One concrete example is her refusal to hand over a group of Tutsis when militia demanded she separate Hutu from Tutsi. In many parts of Rwanda, that sorting process was a death sentence. At roadblocks and in churches, people were divided by ID cards and physical traits, then killed on the spot. When killers came to her house and tried to force that same division, she refused. She told them that everyone inside was under her protection and that any harm to them would bring disaster on the attackers.

She did not just hide people. She made a moral choice not to participate in the sorting that structured the genocide. That mattered because it directly challenged the logic of the killing campaign. The genocide depended on neighbors identifying, isolating, and surrendering those marked for death. By refusing to cooperate, she turned her tiny house into a rare zone where those categories lost their power, at least for a while.

4. She faced torture and threats but would not betray those she hid

Karuhimbi’s defiance was not cost-free. She was not protected by age or gender. Killers beat her, threatened her, and at one point tortured her to force her to reveal where more people were hiding.

Details vary between accounts, but the core story is consistent. Armed men came, suspecting she was hiding Tutsis. They demanded names and locations.

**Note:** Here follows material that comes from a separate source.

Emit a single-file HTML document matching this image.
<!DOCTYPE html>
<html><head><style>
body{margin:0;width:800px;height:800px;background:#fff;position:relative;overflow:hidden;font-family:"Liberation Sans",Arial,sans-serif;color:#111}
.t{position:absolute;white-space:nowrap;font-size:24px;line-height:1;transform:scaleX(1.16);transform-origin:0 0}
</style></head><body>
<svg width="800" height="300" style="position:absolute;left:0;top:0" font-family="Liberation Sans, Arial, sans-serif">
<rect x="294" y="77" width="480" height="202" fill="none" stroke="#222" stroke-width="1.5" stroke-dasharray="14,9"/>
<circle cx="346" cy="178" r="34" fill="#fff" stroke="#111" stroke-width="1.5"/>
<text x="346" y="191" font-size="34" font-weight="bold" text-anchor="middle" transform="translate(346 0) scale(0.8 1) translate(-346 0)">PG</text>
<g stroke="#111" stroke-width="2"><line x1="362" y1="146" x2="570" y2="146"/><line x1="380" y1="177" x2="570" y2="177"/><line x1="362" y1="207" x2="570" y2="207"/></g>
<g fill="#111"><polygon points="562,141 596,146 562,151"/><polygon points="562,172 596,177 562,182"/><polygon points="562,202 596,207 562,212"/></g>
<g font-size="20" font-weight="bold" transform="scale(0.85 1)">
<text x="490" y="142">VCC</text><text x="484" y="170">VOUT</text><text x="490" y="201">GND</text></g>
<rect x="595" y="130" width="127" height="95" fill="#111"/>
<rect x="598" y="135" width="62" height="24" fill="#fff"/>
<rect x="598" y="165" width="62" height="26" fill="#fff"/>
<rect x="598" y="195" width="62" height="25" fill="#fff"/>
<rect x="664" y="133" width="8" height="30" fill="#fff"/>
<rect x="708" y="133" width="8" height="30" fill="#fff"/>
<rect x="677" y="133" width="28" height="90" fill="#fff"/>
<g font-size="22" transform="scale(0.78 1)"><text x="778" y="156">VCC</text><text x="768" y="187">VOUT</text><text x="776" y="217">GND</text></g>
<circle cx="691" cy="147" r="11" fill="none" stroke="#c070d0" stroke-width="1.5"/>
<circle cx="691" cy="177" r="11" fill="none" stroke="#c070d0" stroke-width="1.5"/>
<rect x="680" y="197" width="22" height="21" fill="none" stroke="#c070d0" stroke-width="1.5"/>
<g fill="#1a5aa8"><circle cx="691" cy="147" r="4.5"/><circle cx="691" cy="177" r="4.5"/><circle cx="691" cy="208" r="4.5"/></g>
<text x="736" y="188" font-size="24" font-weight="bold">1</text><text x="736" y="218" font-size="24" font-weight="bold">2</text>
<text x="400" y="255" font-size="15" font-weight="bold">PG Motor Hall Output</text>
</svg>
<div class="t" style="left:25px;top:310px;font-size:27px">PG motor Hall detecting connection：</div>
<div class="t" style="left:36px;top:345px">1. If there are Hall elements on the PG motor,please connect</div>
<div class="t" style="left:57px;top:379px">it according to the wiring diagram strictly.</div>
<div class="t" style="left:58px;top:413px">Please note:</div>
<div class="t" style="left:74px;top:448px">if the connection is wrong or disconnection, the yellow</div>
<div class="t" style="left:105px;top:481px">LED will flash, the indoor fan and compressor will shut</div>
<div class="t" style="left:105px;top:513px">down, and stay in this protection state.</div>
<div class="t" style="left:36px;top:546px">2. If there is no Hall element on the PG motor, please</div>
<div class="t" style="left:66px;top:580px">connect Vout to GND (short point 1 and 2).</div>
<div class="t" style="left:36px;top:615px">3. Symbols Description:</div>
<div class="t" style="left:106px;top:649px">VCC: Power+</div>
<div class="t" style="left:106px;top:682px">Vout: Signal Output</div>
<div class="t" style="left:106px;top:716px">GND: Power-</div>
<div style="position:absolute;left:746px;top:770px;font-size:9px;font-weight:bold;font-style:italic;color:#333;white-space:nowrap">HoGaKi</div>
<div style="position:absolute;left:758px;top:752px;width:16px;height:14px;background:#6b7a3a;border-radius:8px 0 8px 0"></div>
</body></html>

She refused. They beat her severely. Some reports say they dragged her by the hair. Others mention that she was left with lasting injuries. She still did not talk. She kept repeating that if they harmed those under her protection, they would face divine punishment.

A concrete example of this resolve comes from her own later interviews. She described being told she would be killed if she did not hand over those she was hiding. Her answer was blunt: she would rather die than betray them. That was not rhetoric. In 1994, people were being killed for far less.

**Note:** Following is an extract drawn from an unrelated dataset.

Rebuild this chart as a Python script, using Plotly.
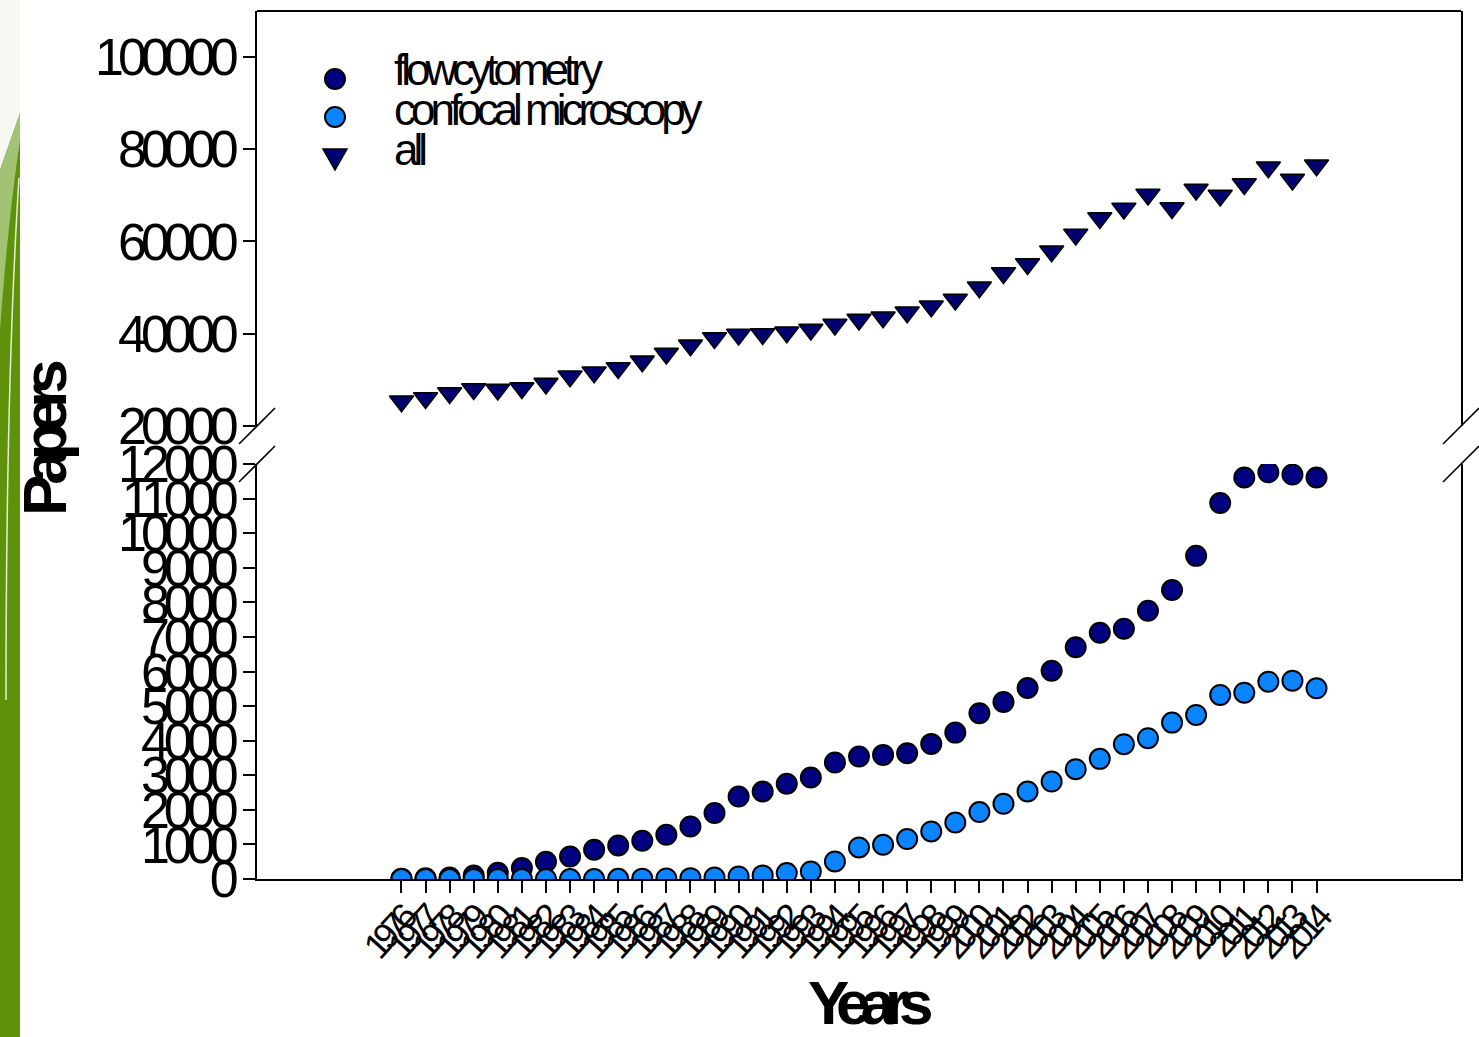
import plotly.graph_objects as go

# ---------------- data ----------------
years = list(range(1976, 2015))
year_labels = [str(y) for y in years]

flow_cytometry = [10, 20, 40, 100, 180, 320, 500, 653, 846, 970, 1106, 1279, 1519,
                  1906, 2385, 2530, 2752, 2934, 3367, 3540, 3589, 3638, 3907, 4233,
                  4794, 5120, 5524, 6024, 6699, 7121, 7237, 7756, 8354, 9344, 10875,
                  11608, 11761, 11695, 11608]

confocal_microscopy = [0, 0, 0, 0, 0, 0, 0, 0, 0, 5, 10, 15, 25,
                       46, 75, 104, 173, 219, 508, 912, 990, 1155, 1375, 1634,
                       1935, 2174, 2530, 2818, 3176, 3474, 3898, 4071, 4522, 4744, 5322,
                       5388, 5706, 5735, 5515]

all_papers = [25350, 26070, 27150, 28020, 27890, 28230, 29200, 30770, 31640, 32570,
              34020, 35690, 37490, 39070, 39800, 39930, 40300, 40890, 41970, 43050,
              43550, 44640, 45940, 47390, 50050, 53150, 55100, 57850, 61470, 65070,
              67110, 70140, 67240, 71220, 69920, 72440, 76060, 73390, 76490]

series_names = ["flowcytometry", "confocal microscopy", "all"]

low_ticks = [0, 1000, 2000, 3000, 4000, 5000, 6000, 7000, 8000, 9000, 10000, 11000, 12000]
high_ticks = [20000, 40000, 60000, 80000, 100000]

# ---------------- style ----------------
W, H = 1479, 1037
L, R, T, B = 257, 18, 11, 158
PW, PH = W - L - R, H - T - B
NAVY = "#000080"
NAVY_T = "#00006E"
AZURE = "#0A84FF"
FONT = "Liberation Sans, Arial, Helvetica, sans-serif"


def px(x):
    return (x - L) / PW


def py(y):
    return (H - B - y) / PH


low_dom = [0, py(464)]
high_dom = [py(426), 1]

fig = go.Figure()
fig.add_trace(go.Scatter(x=years, y=flow_cytometry, mode="markers", name=series_names[0],
                         marker=dict(symbol="circle", size=20, color=NAVY,
                                     line=dict(color="black", width=2)),
                         xaxis="x", yaxis="y"))
fig.add_trace(go.Scatter(x=years, y=confocal_microscopy, mode="markers", name=series_names[1],
                         marker=dict(symbol="circle", size=20, color=AZURE,
                                     line=dict(color="black", width=2)),
                         xaxis="x", yaxis="y"))
fig.add_trace(go.Scatter(x=years, y=all_papers, mode="markers", name=series_names[2],
                         marker=dict(symbol="triangle-down", size=21, color=NAVY_T,
                                     line=dict(color="black", width=1.5)),
                         xaxis="x", yaxis="y2"))

shapes = []
# background decoration (left green stripe)
shapes.append(dict(type="rect", xref="paper", yref="paper", x0=px(0), x1=px(20), y0=py(H), y1=py(0),
                   fillcolor="#5E920A", line=dict(width=0), layer="below"))
shapes.append(dict(type="path", xref="paper", yref="paper",
                   path=f"M {px(0)},{py(0)} L {px(20)},{py(0)} L {px(20)},{py(113)} L {px(0)},{py(170)} Z",
                   fillcolor="#F8F8F3", line=dict(width=0), layer="below"))
shapes.append(dict(type="path", xref="paper", yref="paper",
                   path=f"M {px(0)},{py(170)} L {px(20)},{py(113)} L {px(20)},{py(140)} "
                        f"Q {px(8)},{py(220)} {px(0)},{py(330)} Z",
                   fillcolor="#A3C374", line=dict(width=0), layer="below"))
shapes.append(dict(type="path", xref="paper", yref="paper",
                   path=f"M {px(19)},{py(178)} Q {px(6)},{py(380)} {px(6)},{py(700)}",
                   line=dict(color="#E6EFD6", width=1.5), layer="below"))

# frame top line
shapes.append(dict(type="line", xref="paper", yref="paper", x0=0, x1=1, y0=1, y1=1,
                   line=dict(color="black", width=2)))
# axis break marks
for bx in (0, 1):
    for by in (426, 464):
        shapes.append(dict(type="line", xref="paper", yref="paper",
                           x0=bx - 18 / PW, x1=bx + 18 / PW,
                           y0=py(by + 18), y1=py(by - 18),
                           line=dict(color="black", width=1.6)))

# manual legend markers
shapes.append(dict(type="circle", xref="paper", yref="paper",
                   x0=px(325), x1=px(345), y0=py(89), y1=py(69),
                   fillcolor=NAVY, line=dict(color="black", width=2)))
shapes.append(dict(type="circle", xref="paper", yref="paper",
                   x0=px(325), x1=px(345), y0=py(127), y1=py(107),
                   fillcolor=AZURE, line=dict(color="black", width=2)))
shapes.append(dict(type="path", xref="paper", yref="paper",
                   path=f"M {px(323)},{py(149)} L {px(347)},{py(149)} L {px(335)},{py(170)} Z",
                   fillcolor=NAVY_T, line=dict(color="black", width=1.5)))

annotations = []
for i, yy in enumerate([70, 110, 149]):
    annotations.append(dict(xref="paper", yref="paper", x=px(392), y=py(yy),
                            xanchor="left", yanchor="middle", align="left", showarrow=False,
                            text=series_names[i],
                            font=dict(family=FONT, size=44, color="black")))
annotations.append(dict(xref="paper", yref="paper", x=px(45), y=py(443),
                        xanchor="center", yanchor="middle", showarrow=False, textangle=-90,
                        text="<b>Papers</b>", font=dict(family=FONT, size=62, color="black")))
annotations.append(dict(xref="paper", yref="paper", x=px(866), y=py(1002),
                        xanchor="center", yanchor="middle", showarrow=False,
                        text="<b>Years</b>", font=dict(family=FONT, size=62, color="black")))

axis_common = dict(ticks="outside", ticklen=12, tickwidth=2, tickcolor="black",
                   showline=True, linecolor="black", linewidth=2,
                   showgrid=False, zeroline=False, automargin=False)

fig.update_layout(
    width=W, height=H, autosize=False,
    margin=dict(l=L, r=R, t=T, b=B, autoexpand=False),
    paper_bgcolor="white", plot_bgcolor="white",
    showlegend=False,
    font=dict(family=FONT, color="black"),
    xaxis=dict(range=[1970, 2020], tickmode="array", tickvals=years, ticktext=year_labels,
               tickangle=-48, ticklabelstandoff=-8,
               tickfont=dict(family=FONT, size=36, color="black"),
               anchor="y", **axis_common),
    yaxis=dict(domain=low_dom, range=[0, 12000], tickmode="array", tickvals=low_ticks,
               ticktext=[str(v) for v in low_ticks], mirror=True,
               tickfont=dict(family=FONT, size=52, color="black"), anchor="x", **axis_common),
    yaxis2=dict(domain=high_dom, range=[20000, 109900], tickmode="array", tickvals=high_ticks,
                ticktext=[str(v) for v in high_ticks], mirror=True,
                tickfont=dict(family=FONT, size=52, color="black"), anchor="x", **axis_common),
    shapes=shapes,
    annotations=annotations,
)

post = """
document.body.style.margin = '0';
document.body.style.overflow = 'hidden';
var gd = document.getElementById('{plot_id}');
function ls(sel, v) { gd.querySelectorAll(sel).forEach(function (t) { t.style.letterSpacing = v; }); }
ls('g.xtick text', '-7px');
ls('g.ytick text', '-6px');
ls('g.y2tick text', '-6px');
ls('g.annotation[data-index="0"] text', '-5px');
ls('g.annotation[data-index="1"] text', '-5px');
ls('g.annotation[data-index="2"] text', '-5px');
ls('g.annotation[data-index="3"] text', '-10px');
ls('g.annotation[data-index="4"] text', '-10px');
"""

fig.write_html("out.html", post_script=post, config={"responsive": False, "displayModeBar": False})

This mattered because it shows that her protection was not just about clever theatrics. It rested on a willingness to absorb real physical risk. Many rescuers during genocides and mass killings face a similar choice: betray those you hide and live, or keep silent and likely die with them. Karuhimbi chose the second option and survived anyway. Her survival and the survival of those she protected show how individual courage could bend the odds, even in a system designed to crush it.

5. She was later honored as a rescuer, but her story complicates how we think about heroes

After the genocide ended in July 1994, Rwanda began the long process of reckoning with what had happened. Stories of rescuers slowly surfaced among the far larger number of stories about killers and victims. Zura Karuhimbi’s name appeared in that smaller group of people who had refused to go along.

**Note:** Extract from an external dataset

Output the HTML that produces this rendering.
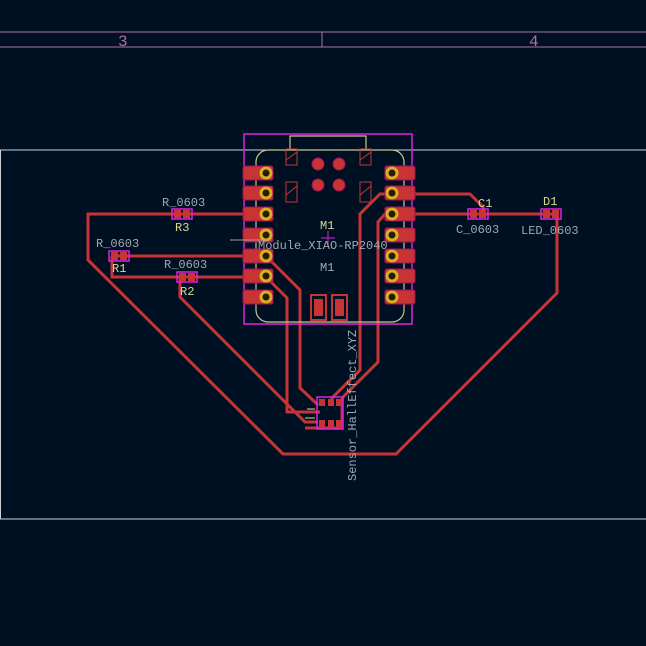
<!DOCTYPE html>
<html><head><meta charset="utf-8"><style>
html,body{margin:0;padding:0;background:#001023;}
svg{display:block;font-family:"Liberation Mono","DejaVu Sans Mono",monospace;}
</style></head><body>
<svg width="646" height="646" viewBox="0 0 646 646" xmlns="http://www.w3.org/2000/svg">
<defs>
<pattern id="g" x="0" y="1" width="52.2" height="52" patternUnits="userSpaceOnUse">
<rect x="0" y="52" width="2" height="1" fill="#5a6470"/>
</pattern>
<g id="pad"><rect x="-23" y="-7" width="30" height="14" rx="2" fill="#c83434" stroke="#a01060" stroke-width="1"/><circle cx="0" cy="0" r="6.5" fill="#d8b020"/><circle cx="0" cy="0" r="3.5" fill="#2a1a08"/></g>
<g id="padr"><rect x="-7" y="-7" width="30" height="14" rx="2" fill="#c83434" stroke="#a01060" stroke-width="1"/><circle cx="0" cy="0" r="6.5" fill="#d8b020"/><circle cx="0" cy="0" r="3.5" fill="#2a1a08"/></g>
<g id="smd"><rect x="-10" y="-5" width="20" height="10" fill="none" stroke="#e020e0" stroke-width="1.5"/><rect x="-8" y="-4" width="7" height="8" fill="#c83434"/><rect x="1" y="-4" width="7" height="8" fill="#c83434"/></g>
</defs>
<rect width="646" height="646" fill="#001023"/>
<rect width="646" height="646" fill="url(#g)"/>
<line x1="0" y1="32" x2="646" y2="32" stroke="#b070a0" stroke-width="1"/>
<line x1="0" y1="47" x2="646" y2="47" stroke="#b070a0" stroke-width="1"/>
<line x1="322" y1="32" x2="322" y2="47" stroke="#b070a0" stroke-width="1"/>
<text x="118" y="46" fill="#b070a0" font-size="16">3</text>
<text x="529" y="46" fill="#b070a0" font-size="16">4</text>
<rect x="0.5" y="150" width="650" height="369" fill="none" stroke="#d0d0d0" stroke-width="1"/>
<g fill="none" stroke="#c83434" stroke-width="3" stroke-linejoin="miter">
<polyline points="245,214 88,214 88,260 283,454 396,454 557,293 557,214"/>
<polyline points="245,256 118,256"/>
<polyline points="245,277 112,277 112,256"/>
<polyline points="180,277 180,297 305,422 318,422"/>
<polyline points="266,256 300,290 300,388 318,405"/>
<polyline points="266,277 287,298 287,412 320,412"/>
<polyline points="396,194 380,194 360,214 360,370 332,398 332,405"/>
<polyline points="396,214 385,214 378,222 378,362 342,398"/>
<polyline points="396,194 470,194 483,207 483,214"/>
<polyline points="396,214 557,214"/>
<polyline points="342,398 342,428 305,428"/>
</g>
<rect x="244" y="134" width="168" height="190" fill="none" stroke="#e020e0" stroke-width="1.5"/>
<path d="M290 150 V136 H366 V150" fill="none" stroke="#c8c890" stroke-width="1.2"/>
<rect x="256" y="150" width="148" height="172" rx="12" fill="none" stroke="#c8c890" stroke-width="1.2"/>
<rect x="286" y="149" width="11" height="16" fill="none" stroke="#c83434"/>
<rect x="360" y="149" width="11" height="16" fill="none" stroke="#c83434"/>
<rect x="286" y="182" width="11" height="20" fill="none" stroke="#c83434"/>
<rect x="360" y="182" width="11" height="20" fill="none" stroke="#c83434"/>
<g stroke="#c83434" stroke-width="1"><line x1="286" y1="160" x2="297" y2="152"/><line x1="360" y1="160" x2="371" y2="152"/><line x1="286" y1="195" x2="297" y2="186"/><line x1="360" y1="195" x2="371" y2="186"/></g>
<g fill="#c83434" stroke="#a01060"><circle cx="318" cy="164" r="6"/><circle cx="339" cy="164" r="6"/><circle cx="318" cy="185" r="6"/><circle cx="339" cy="185" r="6"/></g>
<rect x="311" y="295" width="15" height="25" fill="none" stroke="#c83434" stroke-width="2"/>
<rect x="332" y="295" width="15" height="25" fill="none" stroke="#c83434" stroke-width="2"/>
<rect x="314" y="299" width="9" height="17" fill="#c83434"/>
<rect x="335" y="299" width="9" height="17" fill="#c83434"/>
<g>
<use href="#pad" x="266" y="173"/><use href="#pad" x="266" y="193"/><use href="#pad" x="266" y="214"/><use href="#pad" x="266" y="235"/><use href="#pad" x="266" y="256"/><use href="#pad" x="266" y="276"/><use href="#pad" x="266" y="297"/>
<use href="#padr" x="392" y="173"/><use href="#padr" x="392" y="193"/><use href="#padr" x="392" y="214"/><use href="#padr" x="392" y="235"/><use href="#padr" x="392" y="256"/><use href="#padr" x="392" y="276"/><use href="#padr" x="392" y="297"/>
</g>
<line x1="230" y1="240" x2="270" y2="240" stroke="#a0a0a0" stroke-width="1"/>
<line x1="328" y1="231" x2="328" y2="245" stroke="#e020e0" stroke-width="1"/>
<line x1="321" y1="238" x2="335" y2="238" stroke="#e020e0" stroke-width="1"/>
<text x="320" y="229" fill="#d8d890" font-size="12">M1</text>
<text x="320" y="271" fill="#a0a8b0" font-size="12">M1</text>
<text x="258" y="249" fill="#a0a8b0" font-size="12">Module_XIAO-RP2040</text>
<use href="#smd" x="182" y="214"/>
<use href="#smd" x="119" y="256"/>
<use href="#smd" x="187" y="277"/>
<use href="#smd" x="478" y="214"/>
<use href="#smd" x="551" y="214"/>
<g font-size="12">
<text x="162" y="206" fill="#a0a8b0">R_0603</text><text x="175" y="231" fill="#d8d890">R3</text>
<text x="96" y="247" fill="#a0a8b0">R_0603</text><text x="112" y="272" fill="#d8d890">R1</text>
<text x="164" y="268" fill="#a0a8b0">R_0603</text><text x="180" y="295" fill="#d8d890">R2</text>
<text x="478" y="207" fill="#d8d890">C1</text><text x="456" y="233" fill="#a0a8b0">C_0603</text>
<text x="543" y="205" fill="#d8d890">D1</text><text x="521" y="234" fill="#a0a8b0">LED_0603</text>
</g>
<rect x="317" y="397" width="26" height="32" fill="none" stroke="#e020e0" stroke-width="1.5"/>
<g fill="#c83434"><rect x="319" y="399" width="6" height="7"/><rect x="328" y="399" width="6" height="7"/><rect x="336" y="399" width="6" height="7"/><rect x="319" y="420" width="6" height="7"/><rect x="328" y="420" width="6" height="7"/><rect x="336" y="420" width="6" height="7"/></g>
<line x1="307" y1="409" x2="315" y2="409" stroke="#d8d890"/><line x1="305" y1="418" x2="315" y2="418" stroke="#d8d890"/>
<text transform="translate(356,481) rotate(-90)" fill="#a0a8b0" font-size="12">Sensor_HallEffect_XYZ</text>
</svg>
</body></html>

In 2006, the Rwandan government awarded her a medal for bravery. She was recognized as someone who had saved lives during the genocide. She reportedly received a small house from the state as part of that recognition. International media picked up her story years later. The BBC profiled her in 2018, calling her “the witch who saved hundreds from Rwanda genocide,” a headline that captured both the drama and the awkwardness of her legend.

There are hints that she may have saved more than the 100 people she is usually credited with. Some accounts say “hundreds,” though hard numbers are difficult to verify. She died in December 2018, aged around 93, with survivors still visiting her and speaking about what she had done.

The concrete example of her recognition is that 2006 medal ceremony. Rwanda, a country that had once treated her as a suspicious figure on the margins, now honored her as a national heroine. Yet she had built her resistance on a reputation for witchcraft, something the modern state officially rejects.

This mattered because her story complicates the neat categories we like to use about heroes and villains. She was a poor, elderly, rural widow, not a politician or a soldier. She used fear, performance, and a reputation for magic, not formal authority or weapons. Her case shows that during the Rwandan genocide, rescue could come from unexpected places and through methods that do not fit cleanly into modern, rational narratives about resistance.

Zura Karuhimbi’s life raises uncomfortable questions. How many other people like her never had their stories recorded? How many relied on local beliefs, reputations, or sheer bluff to carve out small spaces of safety in a country collapsing into organized murder?

The Rwandan genocide is often told in large numbers: 800,000 dead in about 100 days, according to widely cited estimates. Karuhimbi’s story pulls the camera in close. It reminds us that survival sometimes hinged on one person’s willingness to stand in a doorway and terrify a mob. It shows that in a world where propaganda turned superstition into a weapon of hate, one woman could flip that script and use the same currents of fear and belief to keep people alive.

Her legacy is not a comforting tale about good triumphing over evil. The genocide still happened. Most people did not resist. But for more than 100 people in a cramped, herb-smeared house in Musamo, an old woman’s refusal to move, and her carefully cultivated aura of danger, meant the difference between life and death. That is why her name still matters when we talk about what happened in Rwanda in 1994.

Frequently Asked Questions

Who was Zura Karuhimbi in the Rwandan genocide?

Zura Karuhimbi was an elderly Rwandan widow from Musamo village who sheltered more than 100 people, mostly Tutsis and some Hutu opponents, in her two-room house during the 1994 genocide. She used her local reputation as a witch and traditional healer to scare away militias and killers who came to search for them.

How did Zura Karuhimbi save people during the Rwandan genocide?

She hid over 100 people in her small house and used fear and performance to deter attackers. Karuhimbi painted herself and her house with herbs that irritated the skin, shouted curses and warnings, and told militias that entering her home would bring down the wrath of God and spirits on them. This, combined with her existing reputation for having magical powers, convinced many attackers to back off.

How many people did Zura Karuhimbi rescue?

Most sources agree that Zura Karuhimbi sheltered and saved more than 100 people during the 1994 Rwandan genocide. Some later accounts suggest she may have helped hundreds, but exact numbers are hard to verify because records were chaotic and many rescues were informal and undocumented.

Was Zura Karuhimbi ever recognized for her actions?

Yes. In 2006 the Rwandan government awarded Zura Karuhimbi a medal for bravery for saving lives during the genocide, and she reportedly received a house as part of that recognition. International outlets such as the BBC later profiled her, and she became known abroad as the “witch who saved hundreds” before her death in 2018.